UWC Robert Bosch College was founded as a UWC with a particular emphasis on sustainability. This also is reflected in the construction of new and the renovation of old buildings, in context done to a very high energy efficiency. There was a huge focus on environmental sustainability leading into the 2015 COP 21 in Paris, and RBC student Selina Leem spoke powerfully and movingly at the closing plenary session, urging nations to commit to actions that would limit global warming to 1,5% above pre-industrial times. 2015 also was the year that Germany welcomed a million refugees, bringing an urgency of attention that perhaps eclipsed that of the slowly unfolding climate changes. Now in 2019, scientists and others speak of a Climate Crisis. A crisis surely demands that we cannot continue as if all is normal, even though for most of us (in Germany) it is a crisis that does not yet impinge in an obvious way on our daily lives. Herein lie deep dilemmas for schools in their responsible role of educating young people. In my view, schools have to work on the assumption that there is a future for humanity, even though this would be significantly different from the present. Human society will continue to need a wide range of high-level human skills. The nature of climate and the climate crisis as such cannot be addressed effectively in national isolation. Humanity will not be able to address the climate crisis, survive and thrive if it reverts to clustering in pockets of national or ethnic or religious isolation. Neither will humanity survive and thrive if it abandons educating young people to the highest possible standards.
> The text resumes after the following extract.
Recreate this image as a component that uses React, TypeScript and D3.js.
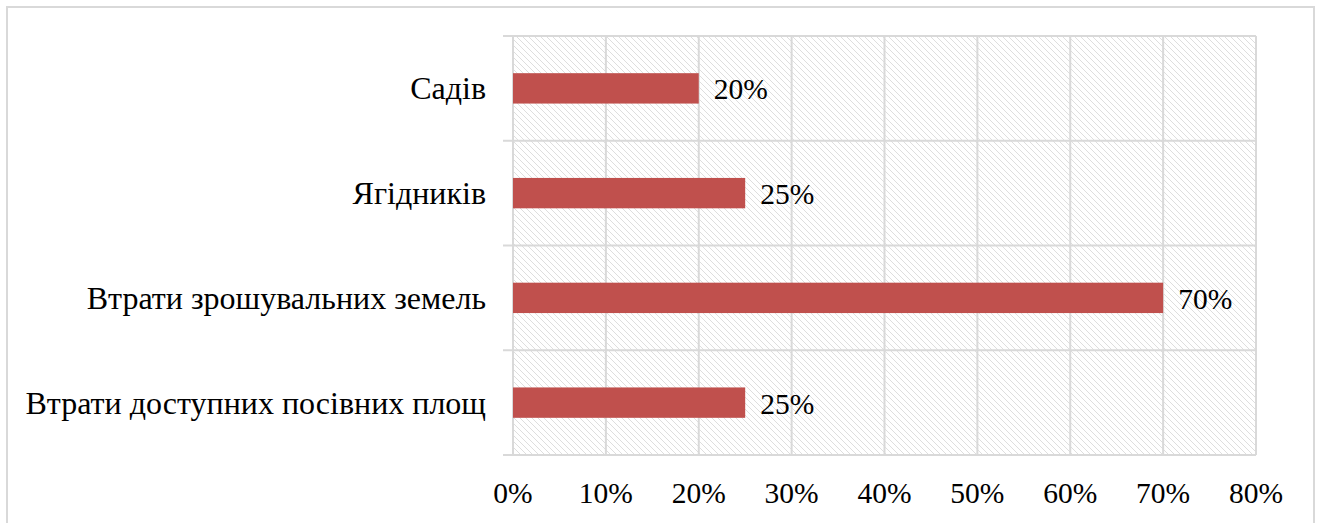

Accordingly, there remains a vital educational role for schools like UWC Robert Bosch College, schools bringing together students from a wide range of backgrounds representing the tensions between, within, and overarching nations, ethnicities, religions and all those constructs that divide humanity.
 
As UWC Robert Bosch College enters its 6th year, the current educational thrust at the school around environmental sustainability is: measure the school’s carbon footprint (in a dynamic fashion), consciously plan to reduce this by X% p.a. (X still to be determined, and up to what overall level of carbon emissions per student?), offset the remaining emissions, and educate ourselves in the process.
 
As Rektor, I feel honoured to Head a school where students (and adults) are encouraged to think more carefully on a wide range of ethical situations and to exercise their developing consciences (with both courage and prudence) into these situations. As Rektor I understand that for some, even for many or most, this could involve engagement with pressure groups such as Fridays for Future. For others, a deep and uninterrupted focus on their academic responsibilities can be an appropriate ethical decision. What as Rektor I ask of the UWC Robert Bosch community is: an exercise in conscience, person by person, rather than a particular set of actions or alignment with particular organizations. What increasingly is beyond doubt is that the status quo in global carbon emissions cannot be allowed to continue, and that personal acts such as switching of unneeded electric lights or not drinking through plastic straws – will not in themselves achieve the changes that are needed.